On 8/27/07, Marc Perkel <[EMAIL PROTECTED]> wrote:
>
>
>
> Andy Sutton wrote:
>
> On Mon, 2007-08-27 at 12:59 -0700, Marc Perkel wrote:
>
>  I've not run into a single instance where a legit server only tried
> the lowest MX. However, if I did there's a simple solution. If the
> fake lowest MX points to an IP on the same server as the working MX
> then you can use iptables to block port 25 on all IP addresses EXCEPT
> for the one broken server. That would fix the problem.
>
>  I think the question is how you would identify a FP occurred, short of a
> client screaming?
>
>
> Clients screaming is that way the false positives are usually identified.
> I'm filtering 1600 domains and I've been doing this for almost a year and
> have yet to get a single report of a false positive. And when I screw up I
> usually hear about it.
>
> All I can say is - it works for me. If you want to try something safer
> create some fake higher numbered MX records and return 421 errors on them
> and you'll get rid of about 1/3 of your botnet spam. And you'l be able to
> see in your logs how many hits you get.
>
> The only way to determine if this works or not is to try it.
>
>

I have tried bogus MXes before and had too many false positives to possibly
deal with.  However after the repeated claims of zero FP on your large
installation, I decided to give it another try.   It's been a couple years
since my last try, and then I only used a fake 1st pref MX, not a fake last
MX as well.

Sunday evening I tried it on a single domain of one very tolerant and
friendly client.  I added one bogus lower MX and one higher, both IPs in the
same block as their actual mail server that were unused.
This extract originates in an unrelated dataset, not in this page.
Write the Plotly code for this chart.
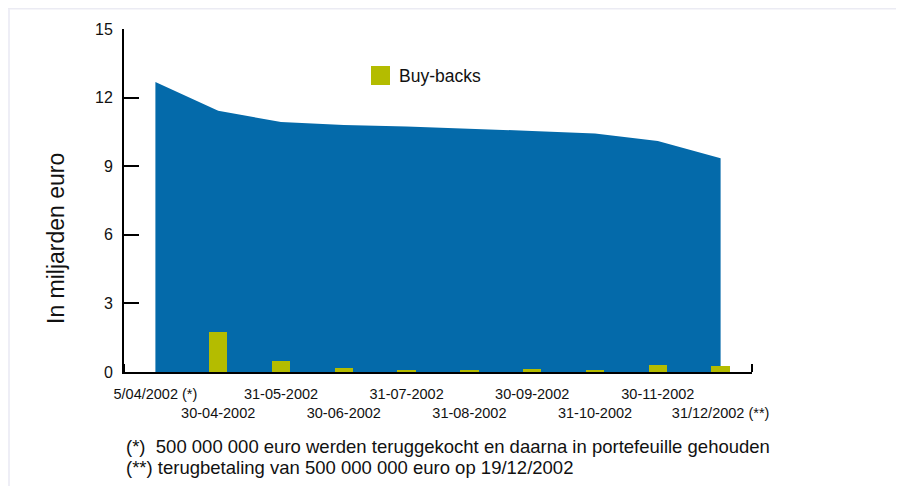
import plotly.graph_objects as go

# ---- data ----
dates = ["5/04/2002 (*)", "30-04-2002", "31-05-2002", "30-06-2002", "31-07-2002",
         "31-08-2002", "30-09-2002", "31-10-2002", "30-11-2002", "31/12/2002 (**)"]
outstanding = [12.68, 11.43, 10.93, 10.80, 10.74, 10.65, 10.54, 10.43, 10.10, 9.35]
buybacks = [0.0, 1.74, 0.47, 0.16, 0.06, 0.09, 0.12, 0.09, 0.32, 0.26]
y_ticks = [0, 3, 6, 9, 12, 15]
y_title = "In miljarden euro"
legend_label = "Buy-backs"
footnotes = ["(*)  500 000 000 euro werden teruggekocht en daarna in portefeuille gehouden",
             "(**) terugbetaling van 500 000 000 euro op 19/12/2002"]

# ---- layout geometry (figure sits 8px into the page) ----
OFF = 8
W, H = 896, 478
L, R, T, B = 116, 152, 21, 114
pw, ph = W - L - R, H - T - B


def px(x):
    """page x pixel -> paper coordinate"""
    return (x - OFF - L) / pw


def py(y):
    """page y pixel -> paper coordinate"""
    return (H - B - (y - OFF)) / ph


FONT = "Liberation Sans, Arial, Helvetica, sans-serif"
BLUE = "#046AAA"
OLIVE = "#B4BC00"
TXT = "#111111"

idx = list(range(len(dates)))
ticktext = [d if i % 2 == 0 else "<br>" + d for i, d in enumerate(dates)]

fig = go.Figure()
fig.add_trace(go.Scatter(x=idx, y=outstanding, mode="lines", line=dict(width=0, color=BLUE),
                         fill="tozeroy", fillcolor=BLUE, showlegend=False, hoverinfo="y"))
fig.add_trace(go.Bar(x=idx, y=buybacks, width=0.29, marker=dict(color=OLIVE, line=dict(width=0)),
                     xaxis="x2", yaxis="y2", showlegend=False, hoverinfo="y"))

shapes = [
    dict(type="rect", xref="paper", yref="paper", x0=px(OFF), x1=px(OFF + W), y0=py(9.5), y1=py(OFF),
         fillcolor="#EBEBF3", line=dict(width=0), layer="below"),
    dict(type="rect", xref="paper", yref="paper", x0=px(OFF), x1=px(10), y0=py(OFF + H), y1=py(9),
         fillcolor="#EEEEF6", line=dict(width=0), layer="below"),
    dict(type="rect", xref="paper", yref="paper", x0=px(371), x1=px(390), y0=py(85), y1=py(66),
         fillcolor=OLIVE, line=dict(width=0)),
]

annotations = [
    dict(text=legend_label, xref="paper", yref="paper", x=px(397), y=py(76), xanchor="left",
         yanchor="middle", showarrow=False, font=dict(size=17.5, color=TXT, family=FONT)),
    dict(text=y_title, xref="paper", yref="paper", x=px(56), y=py(239), xanchor="center",
         yanchor="middle", textangle=-90, showarrow=False,
         font=dict(size=23, color=TXT, family=FONT)),
]
for k, t in enumerate(footnotes):
    annotations.append(dict(text=t, xref="paper", yref="paper", x=px(124), y=py(446 + 21 * k),
                            xanchor="left", yanchor="middle", showarrow=False,
                            font=dict(size=18.5, color=TXT, family=FONT)))

fig.update_layout(
    width=W, height=H,
    margin=dict(l=L, r=R, t=T, b=B, pad=0),
    paper_bgcolor="white", plot_bgcolor="white",
    font=dict(family=FONT, color=TXT),
    bargap=0,
    xaxis=dict(range=[-0.5, 9.5], tickmode="array", tickvals=idx, ticktext=ticktext,
               tickangle=0, ticks="", showgrid=False, zeroline=False, showline=True,
               linecolor="black", linewidth=2, layer="below traces",
               tickfont=dict(size=14.5, color=TXT), ticklabelstandoff=8,
               minor=dict(tickmode="array", tickvals=[i - 0.5 for i in range(len(dates) + 1)],
                          ticks="inside", ticklen=8, tickwidth=2, tickcolor="black", showgrid=False)),
    yaxis=dict(range=[0, 15], tickmode="array", tickvals=y_ticks, ticks="inside", ticklen=15,
               tickwidth=2, tickcolor="black", showline=True, linecolor="black", linewidth=2,
               showgrid=False, zeroline=False, tickfont=dict(size=16, color=TXT),
               ticklabelstandoff=6),
    xaxis2=dict(range=[-0.5, 9.5], overlaying="x", visible=False),
    yaxis2=dict(range=[0, 15], overlaying="y", visible=False),
    shapes=shapes,
    annotations=annotations,
)

fig.write_html("out.html")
The first 24 hours seemed promising.  However today (tues) we have two false
positives, including one of their banks (!) and a small business that is
their long time customer.

It's scary that a bank has such a broken config, but its a reality.
Unfortunately, there are still too many bad admins/RFC ignorant
firewalls/whatever out there for bogus MXs to be a practical solution for
me.  Sure, if we all used it then they'd have to clean up their acts.. but
then the spammers would obviously just implement proper behavior in their
next bot version.  I just don't see this as a solution that can work.

I don't know what "1600 domains" means.  Most people talk in terms of
messages/day, number of mailboxes, or some other meaningful measurement.
Just guessing that maybe a "domain" equals average 50 users... I cannot
imagine how you're not getting flooded with complaints.  I tried it with a
single small domain (less than 30 mailboxes) and didn't make it 2 business
days.

We'd all like to find that magic button to stop spam, but this aint it.